__Work to be completed__:
Set down word for word the lines running from the line with "What matplotlib code" to the line with "plt.rcParams['font.family'] = ['Noto", ends included. Skip every picture.

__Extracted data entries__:
'''
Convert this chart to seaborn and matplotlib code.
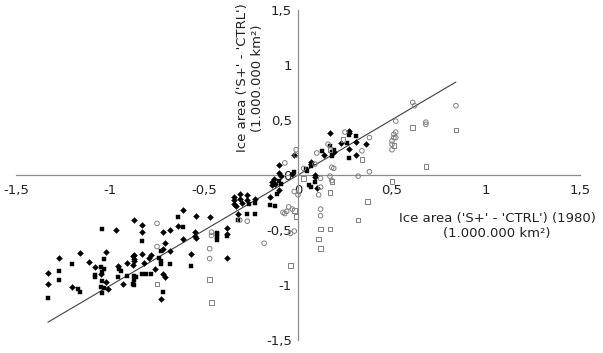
import numpy as np
import matplotlib
matplotlib.use('Agg')
import matplotlib.pyplot as plt
from matplotlib.ticker import FuncFormatter
import seaborn as sns

# Filled diamonds
dia_x = [-0.97, -1.27, -1.16, -1.11, -1.33, -1.33, -1.20, -1.02, -1.08, -1.05, -1.02, -1.01,
         -0.96, -0.91, -0.93, -0.88, -0.87, -0.61, -0.54, -0.47, -0.87, -0.83, -0.64, -0.83,
         -0.72, -0.68, -0.55, -0.55, -0.54, -0.38, -0.61, -0.71, -0.72, -0.68, -0.57, -0.87,
         -0.87, -0.83, -0.79, -0.78, -0.38, -0.82, -0.88, -0.76, -0.72, -0.71, -0.73,
         -0.10, -0.13, -0.14, -0.14, -0.12, -0.10, -0.09, -0.10, -0.15, -0.34, -0.34, -0.34,
         -0.33, -0.31, -0.31, -0.30, -0.27, -0.27, -0.23, -0.32, -0.38,
         0.17, 0.27, 0.27, 0.31, 0.23, 0.27, 0.31, -0.02, 0.14, 0.07, 0.07, -0.03, 0.09,
         0.09, 0.10, 0.36, 0.19]
dia_y = [-0.50, -0.75, -0.71, -0.79, -0.89, -0.99, -1.02, -0.70, -0.84, -0.90, -0.97, -1.04,
         -0.83, -0.80, -0.99, -0.74, -0.78, -0.32, -0.37, -0.38, -0.41, -0.45, -0.46, -0.52,
         -0.52, -0.50, -0.52, -0.55, -0.57, -0.48, -0.58, -0.62, -0.67, -0.69, -0.72, -0.73,
         -0.76, -0.72, -0.75, -0.73, -0.75, -0.80, -0.82, -0.85, -0.90, -0.93, -1.13,
         0.09, -0.04, -0.06, -0.09, -0.08, 0.02, -0.01, -0.14, -0.20, -0.20, -0.23, -0.26,
         -0.28, -0.17, -0.22, -0.25, -0.18, -0.23, -0.22, -0.35, -0.54,
         0.38, 0.40, 0.38, 0.30, 0.29, 0.24, 0.18, 0.18, 0.18, 0.12, 0.10, 0.01, 0.00,
         -0.02, -0.12, 0.28, 0.21]

# Filled squares
sq_x = [-1.04, -1.20, -1.27, -1.27, -1.17, -1.16, -1.33, -1.03, -1.05, -1.03, -1.04, -1.08,
        -1.08, -1.04, -1.05, -1.03, -1.04, -0.95, -0.94, -0.96, -0.91, -0.87, -0.87,
        -0.64, -0.61, -0.43, -0.43, -0.43, -0.38, -0.83, -0.73, -0.74, -0.73, -0.73, -0.68,
        -0.57, -0.83, -0.81, -0.78, -0.87, -0.86, -0.88, -0.72,
        -0.10, -0.09, -0.11, -0.15, -0.12, -0.26, -0.23, -0.32, -0.27, -0.23, -0.43,
        0.27, 0.31, 0.26, 0.17, 0.19, 0.18, 0.13, 0.27, 0.18, 0.07, 0.04, 0.05, -0.02,
        0.06, 0.07, 0.09]
sq_y = [-0.49, -0.81, -0.87, -0.95, -1.04, -1.06, -1.12, -0.76, -0.84, -0.85, -0.88, -0.91,
        -0.93, -0.96, -1.02, -1.03, -1.07, -0.85, -0.87, -0.93, -0.92, -0.92, -1.00,
        -0.38, -0.47, -0.53, -0.56, -0.59, -0.55, -0.60, -0.69, -0.75, -0.78, -0.81, -0.81,
        -0.83, -0.90, -0.90, -0.90, -0.95, -0.93, -0.99, -1.06,
        -0.05, -0.08, -0.17, -0.27, -0.28, -0.26, -0.25, -0.41, -0.35, -0.35, -0.54,
        0.36, 0.35, 0.29, 0.26, 0.23, 0.21, 0.22, 0.15, 0.17, 0.08, 0.05, 0.04, 0.03,
        -0.09, -0.11, -0.06]

# Open circles
circ_x = [-0.75, -0.46, -0.75, -0.47, -0.47, -0.07, -0.08, -0.06, -0.03, -0.31, -0.46, -0.18,
          -0.02, -0.01, 0.10, -0.27, -0.05, -0.07,
          0.25, 0.38, 0.16, 0.34, -0.01, 0.09, 0.03, 0.18, 0.19, 0.38, 0.32, 0.12, 0.17,
          0.18, 0.12, 0.11, -0.02, 0.00, 0.12, 0.12, -0.04,
          0.61, 0.62, 0.84, 0.52, 0.68, 0.68, 0.52, 0.51, 0.51, 0.52, 0.50, 0.50, 0.50]
circ_y = [-0.44, -0.55, -0.65, -0.67, -0.76, 0.11, -0.34, -0.33, -0.31, -0.41, -0.52, -0.62,
          -0.51, 0.18, 0.20, -0.42, -0.29, -0.35,
          0.39, 0.34, 0.28, 0.22, 0.23, 0.10, 0.06, 0.07, 0.06, 0.03, -0.01, -0.03, -0.01,
          -0.05, -0.11, -0.18, -0.15, -0.18, -0.31, -0.37, -0.53,
          0.66, 0.63, 0.63, 0.49, 0.48, 0.46, 0.39, 0.37, 0.34, 0.34, 0.31, 0.28, 0.23]

# Open squares
osq_x = [-0.75, -0.47, -0.46, -0.01, 0.24, 0.17, 0.34, 0.03, 0.18, 0.17, 0.37, -0.02,
         0.32, 0.12, 0.17, 0.11, 0.12, -0.04, 0.61, 0.84, 0.51, 0.68, 0.50]
osq_y = [-0.99, -0.95, -1.16, -0.38, 0.32, 0.23, 0.14, -0.03, -0.06, -0.16, -0.24, -0.32,
         -0.41, -0.49, -0.49, -0.58, -0.67, -0.82, 0.43, 0.41, 0.27, 0.08, -0.06]

# linear fit shown on the chart
fit_slope = 1.006
fit_intercept = 0.0

tick_vals = [-1.5, -1, -0.5, 0, 0.5, 1, 1.5]
axis_label = "Ice area ('S+' - 'CTRL')"

sns.set_style('white')
plt.rcParams['font.family'] = ['DejaVu Sans']

fig = plt.figure(figsize=(6.03, 3.53), dpi=100)
ax = fig.add_axes([0.0265, 0.0368, 0.9354, 0.9349])

sns.scatterplot(x=dia_x, y=dia_y, marker='D', s=9, color='black', edgecolor='black',
                linewidth=0.3, ax=ax, zorder=3)
sns.scatterplot(x=sq_x, y=sq_y, marker='s', s=11, color='black', edgecolor='black',
                linewidth=0.3, ax=ax, zorder=3)
sns.scatterplot(x=circ_x, y=circ_y, marker='o', s=11, facecolor='none', edgecolor='#808080',
                linewidth=0.7, ax=ax, zorder=3)
sns.scatterplot(x=osq_x, y=osq_y, marker='s', s=11, facecolor='none', edgecolor='#808080',
                linewidth=0.7, ax=ax, zorder=3)

all_x = np.array(dia_x + sq_x + circ_x + osq_x)
line_x = np.array([all_x.min(), all_x.max()])
ax.plot(line_x, fit_slope * line_x + fit_intercept, color='#404040', lw=0.8, zorder=2)

ax.set_xlim(-1.5, 1.5)
ax.set_ylim(-1.5, 1.5)
ax.set_xticks(tick_vals)
ax.set_yticks(tick_vals)
fmt = FuncFormatter(lambda v, p: f'{v:g}'.replace('.', ','))
ax.xaxis.set_major_formatter(fmt)
ax.yaxis.set_major_formatter(fmt)

for side in ['left', 'bottom']:
    ax.spines[side].set_position(('data', 0))
    ax.spines[side].set_color('#8c8c8c')
    ax.spines[side].set_linewidth(0.9)
for side in ['right', 'top']:
    ax.spines[side].set_visible(False)

ax.tick_params(axis='x', direction='inout', length=5, width=0.8, color='#8c8c8c',
               labelsize=9.5, pad=4, labelcolor='#222222')
ax.tick_params(axis='y', direction='inout', length=5, width=0.8, color='#8c8c8c',
               labelsize=9.5, pad=2, labelcolor='#222222')
ax.set_facecolor('white')

fig.text(250 / 603, 1 - 78 / 353, axis_label + "\n(1.000.000 km²)", rotation=90,
         ha='center', va='center', multialignment='center', fontsize=9.5, color='#222222')
fig.text(497 / 603, 1 - 226 / 353, axis_label + " (1980)\n(1.000.000 km²)",
         ha='center', va='center', multialignment='center', fontsize=9.5, color='#222222')

fig.savefig('out.png', dpi=100, facecolor='white')
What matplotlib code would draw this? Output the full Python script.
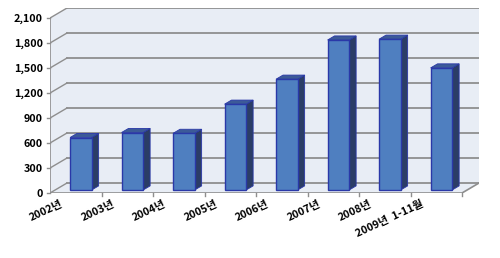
import matplotlib
matplotlib.use("Agg")
import matplotlib.pyplot as plt
from matplotlib.patches import Polygon

plt.rcParams['font.family'] = ['Noto Sans CJK KR', 'DejaVu Sans']

categories = ["2002년", "2003년", "2004년", "2005년", "2006년", "2007년", "2008년", "2009년  1-11월"]
values = [630, 690, 680, 1030, 1330, 1800, 1810, 1465]
yticks = [0, 300, 600, 900, 1200, 1500, 1800, 2100]
ytick_labels = ["0", "300", "600", "900", "1,200", "1,500", "1,800", "2,100"]

fig = plt.figure(figsize=(5, 2.58), dpi=100)
ax = fig.add_axes([0.1, 0.2519, 0.858, 0.717])

n = len(categories)
DX, DY = 0.33, 120
ymax = yticks[-1]
ax.set_xlim(0, n + DX)
ax.set_ylim(0, ymax + DY)

wall = '#E8EDF5'
edge = '#8E8E8E'
# back wall
ax.add_patch(Polygon([(DX, DY), (n + DX, DY), (n + DX, ymax + DY), (DX, ymax + DY)],
                     closed=True, fc=wall, ec='none', zorder=1))
# left wall
ax.add_patch(Polygon([(0, 0), (DX, DY), (DX, ymax + DY), (0, ymax)],
                     closed=True, fc=wall, ec='none', zorder=1))
# floor
ax.add_patch(Polygon([(0, 0), (n, 0), (n + DX, DY), (DX, DY)],
                     closed=True, fc=wall, ec='none', zorder=1))
for t in yticks:
    ax.plot([DX, n + DX], [t + DY, t + DY], color=edge, lw=1.3, zorder=2)
    ax.plot([0, DX], [t, t + DY], color=edge, lw=1.0, zorder=2)
ax.plot([0, 0], [0, ymax], color=edge, lw=1.2, zorder=2)
ax.plot([0, n, n + DX], [0, 0, DY], color=edge, lw=1.2, zorder=2)
for i in range(1, n + 1):
    ax.plot([i, i], [0, -40], color=edge, lw=1.0, zorder=2, clip_on=False)
for t in yticks:
    ax.plot([0, -0.06], [t, t], color=edge, lw=1.0, zorder=2, clip_on=False)

# bars
a, b = 0.30, 0.71
hw = 0.21
front_c = '#4F7FC0'
side_c = '#2B3D66'
top_c = '#3C5A98'
ec = '#2A38A8'
for i, v in enumerate(values):
    c = i + 0.5
    ox, oy = a * DX, a * DY
    px, py = b * DX, b * DY
    x0, x1 = c - hw + ox, c + hw + ox
    # side
    ax.add_patch(Polygon([(x1, oy), (x1 + px - ox, py), (x1 + px - ox, v + py), (x1, v + oy)],
                         closed=True, fc=side_c, ec=ec, lw=0.6, zorder=3))
    # top
    ax.add_patch(Polygon([(x0, v + oy), (x1, v + oy), (x1 + px - ox, v + py), (x0 + px - ox, v + py)],
                         closed=True, fc=top_c, ec=ec, lw=0.6, zorder=3))
    # front
    ax.add_patch(Polygon([(x0, oy), (x1, oy), (x1, v + oy), (x0, v + oy)],
                         closed=True, fc=front_c, ec=ec, lw=1.0, zorder=4))

for s in ax.spines.values():
    s.set_visible(False)
ax.set_yticks(yticks)
ax.set_yticklabels(ytick_labels, fontsize=7.8, fontweight='bold')
ax.tick_params(axis='y', length=0, pad=5)
ax.set_xticks([i + 0.2 for i in range(n)])
ax.set_xticklabels(categories, fontsize=7.8, fontweight='bold', rotation=25,
                   ha='right', va='top', rotation_mode='anchor')
ax.tick_params(axis='x', length=0, pad=4)

fig.savefig("out.png", dpi=100)
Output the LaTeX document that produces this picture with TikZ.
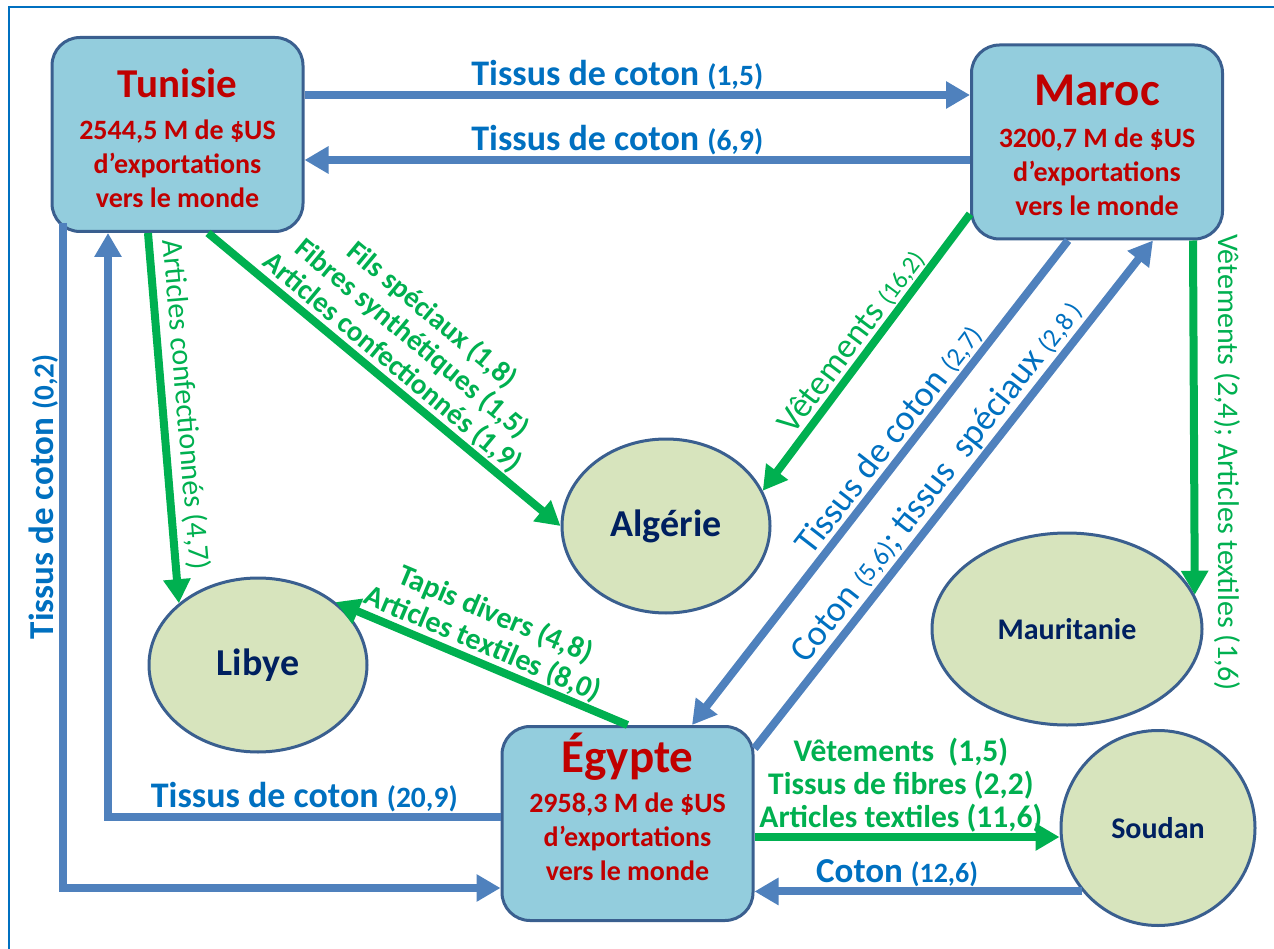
\documentclass[tikz,border=0pt]{standalone}
\usepackage{fontspec}
\setmainfont{Carlito}
\usetikzlibrary{shapes.geometric, arrows.meta, calc}
\definecolor{boxFill}{HTML}{93CDDD}
\definecolor{boxLine}{HTML}{3A5F8F}
\definecolor{ellFill}{HTML}{D7E4BD}
\definecolor{flowBlue}{HTML}{4F81BD}
\definecolor{flowGreen}{HTML}{00B050}
\definecolor{txtBlue}{HTML}{0070C0}
\definecolor{txtRed}{HTML}{C00000}
\definecolor{txtNavy}{HTML}{002060}
\newcommand{\txtsz}[2]{{\fontsize{#1}{#1}\selectfont #2}}

\begin{document}
\begin{tikzpicture}[x=1pt, y=1pt,
    pays/.style={draw=boxLine, line width=3pt, fill=boxFill, rounded corners=28pt, minimum width=251pt, minimum height=194pt, align=center, text=txtRed, font=\bfseries\fontsize{28}{34}\selectfont, inner sep=0pt},
    voisin/.style={ellipse, draw=boxLine, line width=3pt, fill=ellFill, text=txtNavy, inner sep=0pt},
    fl_bleu/.style={draw=flowBlue, line width=8pt, -{Triangle[length=24pt,width=26pt]}},
    fl_vert/.style={draw=flowGreen, line width=8pt, -{Triangle[length=24pt,width=26pt]}},
    lbl/.style={inner sep=0pt, outer sep=5pt, align=center},
    lbl_bleu/.style={lbl, text=txtBlue},
    lbl_vert/.style={lbl, text=flowGreen}
]
\useasboundingbox (0,0) rectangle (1274,-949);
\draw[txtBlue, line width=2pt] (1274,-7) -- (9,-7) -- (9,-949);

% pays exportateurs
\node[pays] (tun) at (177.5,-134.5) {\mbox{}\\[2pt]\txtsz{41}{Tunisie}\\[8pt]2544,5 M de \$US\\d’exportations\\vers le monde};
\node[pays] (mar) at (1097,-142) {\mbox{}\\[4pt]\txtsz{47}{Maroc}\\[8pt]3200,7 M de \$US\\d’exportations\\vers le monde};
\node[pays] (egy) at (627.5,-823.5) {\txtsz{47}{Égypte}\\[6pt]2958,3 M de \$US\\d’exportations\\vers le monde\\[-1pt]\mbox{}};

% pays destinataires
\node[voisin, minimum width=218pt, minimum height=174pt, font=\bfseries\fontsize{38}{38}\selectfont] (lib) at (258,-665) {Libye};
\node[voisin, minimum width=208pt, minimum height=174pt, font=\bfseries\fontsize{38}{38}\selectfont] (alg) at (666,-526) {Algérie};
\node[voisin, minimum width=270pt, minimum height=192pt, font=\bfseries\fontsize{30}{30}\selectfont] (mau) at (1067,-629) {Mauritanie};
\node[voisin, minimum width=194pt, minimum height=195pt, font=\bfseries\fontsize{30}{30}\selectfont] (sou) at (1158,-828) {Soudan};

% points de depart
\coordinate (a1) at ([yshift=39.5pt]tun.east);
\coordinate (a2) at ([yshift=-18pt]mar.west);
\coordinate (a3) at ([xshift=-114.5pt, yshift=10pt]tun.south);
\coordinate (e3) at ([yshift=-64.5pt]egy.west);
\coordinate (e4) at ([yshift=6.5pt]egy.west);
\coordinate (t4) at ([xshift=-69.5pt]tun.south);
\coordinate (m5) at ([xshift=-29pt]mar.south);
\coordinate (e5) at ([xshift=64.5pt]egy.north);
\coordinate (e6) at ([yshift=75pt]egy.east);
\coordinate (m6) at ([xshift=56pt]mar.south);
\coordinate (g1) at ([xshift=-29.5pt]tun.south);
\coordinate (g2) at ([xshift=30.5pt]tun.south);
\coordinate (g3) at ([yshift=-72pt]mar.west);
\coordinate (g4) at ([xshift=96pt]mar.south);
\coordinate (g6) at ([yshift=-13.5pt]egy.east);

% flux bleus
\draw[fl_bleu] (a1) -- (a1 -| mar.west) node[lbl_bleu, pos=0.47, above, font=\bfseries\fontsize{36}{36}\selectfont] {Tissus de coton \txtsz{29.5}{(1,5)}};
\draw[fl_bleu] (a2) -- (a2 -| tun.east) node[lbl_bleu, pos=0.53, above, font=\bfseries\fontsize{36}{36}\selectfont] {Tissus de coton \txtsz{29.5}{(6,9)}};
\draw[fl_bleu] (a3) |- (e3) node[lbl_bleu, pos=0.206, rotate=90, anchor=south, font=\bfseries\fontsize{35}{35}\selectfont] {Tissus de coton \txtsz{29}{(0,2)}};
\draw[fl_bleu] (e4) -| (t4) node[lbl_bleu, pos=0.25, above, font=\bfseries\fontsize{36}{36}\selectfont] {Tissus de coton \txtsz{29.5}{(20,9)}};
\draw[fl_bleu] (m5) -- (e5) node[lbl_bleu, pos=0.435, sloped, above, font=\fontsize{36}{36}\selectfont] {Tissus de coton \txtsz{26}{(2,7)}};
\draw[fl_bleu] (e6) -- (m6) node[lbl_bleu, pos=0.5, sloped, above, font=\fontsize{36}{36}\selectfont] {Coton \txtsz{26}{(5,6)}; tissus\ \ spéciaux \txtsz{26}{(2,8 )}};
\draw[fl_bleu] (sou.220) -- (sou.220 -| egy.east) node[lbl_bleu, pos=0.565, above, font=\bfseries\fontsize{35}{35}\selectfont] {Coton \txtsz{28}{(12,6)}};

% flux verts
\draw[fl_vert] (g1) -- (lib.142) node[lbl_vert, pos=0.47, sloped, above, outer sep=10pt, font=\fontsize{30}{30}\selectfont] {Articles confectionnés (4,7)};
\draw[fl_vert] (g2) -- (alg.west) node[lbl_vert, pos=0.49, sloped, above, font=\bfseries\fontsize{29}{31}\selectfont] {Fils spéciaux (1,8)\\Fibres synthétiques (1,5)\\Articles confectionnés (1,9)};
\draw[fl_vert] (g3) -- (alg.20) node[lbl_vert, pos=0.5, sloped, above, font=\fontsize{35}{35}\selectfont] {Vêtements \txtsz{25}{(16,2)}};
\draw[fl_vert] (g4) -- (mau.15) node[lbl_vert, pos=0.627, rotate=-90, anchor=south, outer sep=20pt, font=\fontsize{30}{30}\selectfont] {Vêtements (2,4); Articles textiles (1,6)};
\draw[fl_vert] (egy.north) -- (lib.39) node[lbl_vert, pos=0.52, sloped, above, font=\bfseries\fontsize{30}{32}\selectfont] {Tapis divers (4,8)\\Articles textiles (8,0)};
\draw[fl_vert] (g6) -- (g6 -| sou.west) node[lbl_vert, pos=0.48, above, font=\bfseries\fontsize{31.5}{33}\selectfont] {Vêtements\ \ (1,5)\\Tissus de fibres (2,2)\\Articles textiles (11,6)};
\end{tikzpicture}
\end{document}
'''
__Reply to the exercise__:
What matplotlib code would draw this? Output the full Python script.
import matplotlib
matplotlib.use("Agg")
import matplotlib.pyplot as plt
from matplotlib.patches import Polygon

plt.rcParams['font.family'] = ['Noto Sans CJK KR', 'DejaVu Sans']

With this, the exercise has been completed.